Now in its fourth season, the Baggage formula involves beautiful people, luggage-related puns, and confessions about second careers in stripping, close relations with exes, and unorthodox personal hygiene. Each 30-minute episode involves just one potential set-up, giving the suitors a little more time than they need to reveal their three flaws. But there’s a lot to be said for starting a relationship by putting one’s worst foot forward.

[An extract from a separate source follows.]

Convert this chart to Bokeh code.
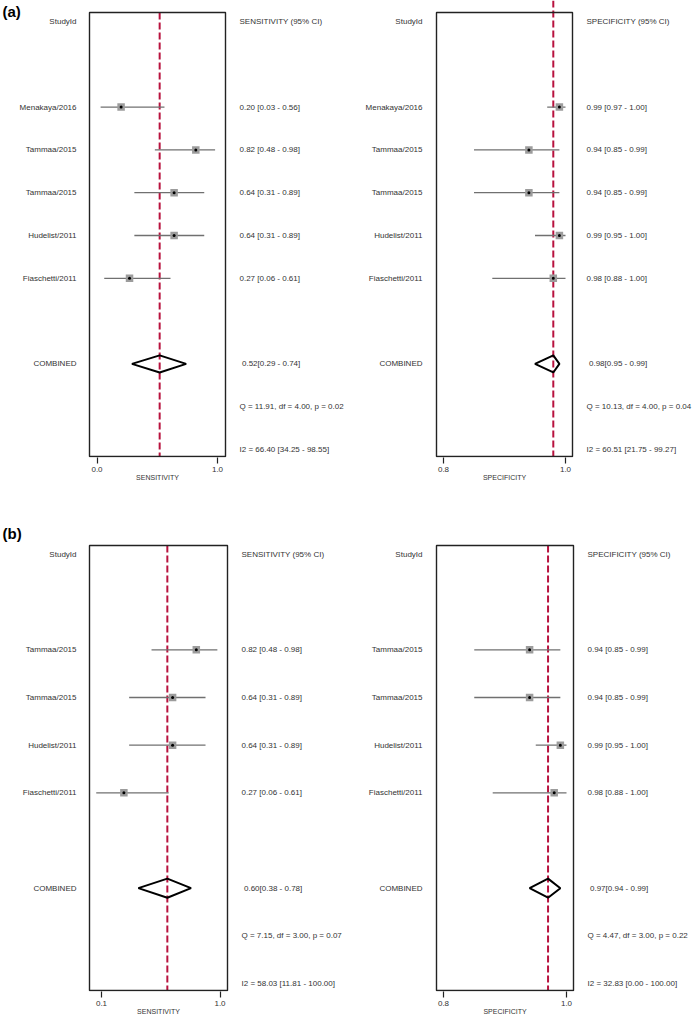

Most people have stronger feelings about what they don’t want to see in a potential partner—a chewing tobacco habit, strange spending patterns, a prison record—than about what they do. The deal-breaker round, in which one suitor is eliminated purely on the basis of their medium-sized baggage (the contestant doesn’t know who the suitcase belongs to), is genius. Who hasn’t been temporarily blinded by an appealing smile or a nice line of chat when they should’ve sent that conspiracy theorist or a serial cheat packing?

Judging from what we’ve seen so far on Girls, Hannah and her roommate Marnie, who are both involved with guys who are all wrong for them, could benefit from spending some quality time with Jerry Springer and all those suitcases. Even if Hannah’s parents aren’t to pay her rent anymore, they really should buy her cable.